Regarding ACCESS: Unfortunately, access to the AELS plunged in the first decade following the National Literacy Summit report. A large drop occurred in enrollments in the AELS from some 4 million in 1999 to fewer than 2.5 million at the end of the decade.

Regarding RESOURCES: At the end of the decade, in 2009, the funding for state grants for the AELS from the federal government was still over $400 million below the $1 billion target called for in the Action Agenda of 2000. The web page for ProLiteracy Worldwide advertises that $800 dollars educates an adult for one year.

An additional blow to resources came when funds for the federal Even Start family program was cut drastically from some $250 million in fiscal year 2002 to just over $66 million in 2008. Fortunately, the AELS field was able to ward off a move to totally drop funding for the AELS at the federal level.

The Fall From the Margins of Education

At the end of the first decade of the 21st century my optimism in 2000 has been replaced by pessimism. Instead of the unique education system that I envisioned in 2000, which would not be like the K-12 system, the field has moved more toward the provision of a "mini-K-12-college prep" education system for adults.

Perversely, as the ProLiteracy Worldwide web page indicates, federal and state funds combined provide on average only some $800 per enrollee, about one tenth of average expenditures for a K-12 child in a year, while the AELS is expected to educate adults from as low as the 2nd grade reading level up to where they can meet college entrance standards!
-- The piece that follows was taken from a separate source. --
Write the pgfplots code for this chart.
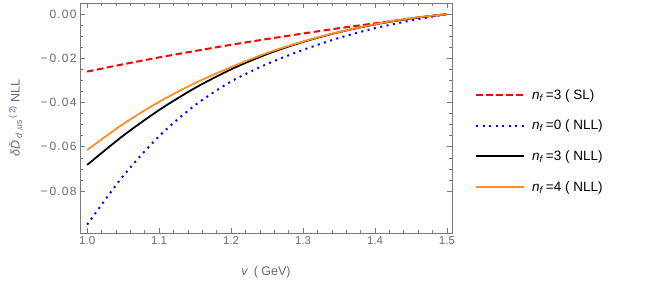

Ironically, at the end of the decade, it was announced that the National Institute for Literacy (NIFL), which published the Action Agenda in 2000, was to be disestablished in 2010.

Overall, it appears that instead of moving from the margins to the mainstream of education in the first decade of the 21st century, the AELS is no longer even on the margins of education. Perhaps the decade from 2010 to 2019 will be better. But who knows. Clearly, we don't always get the change we hope for!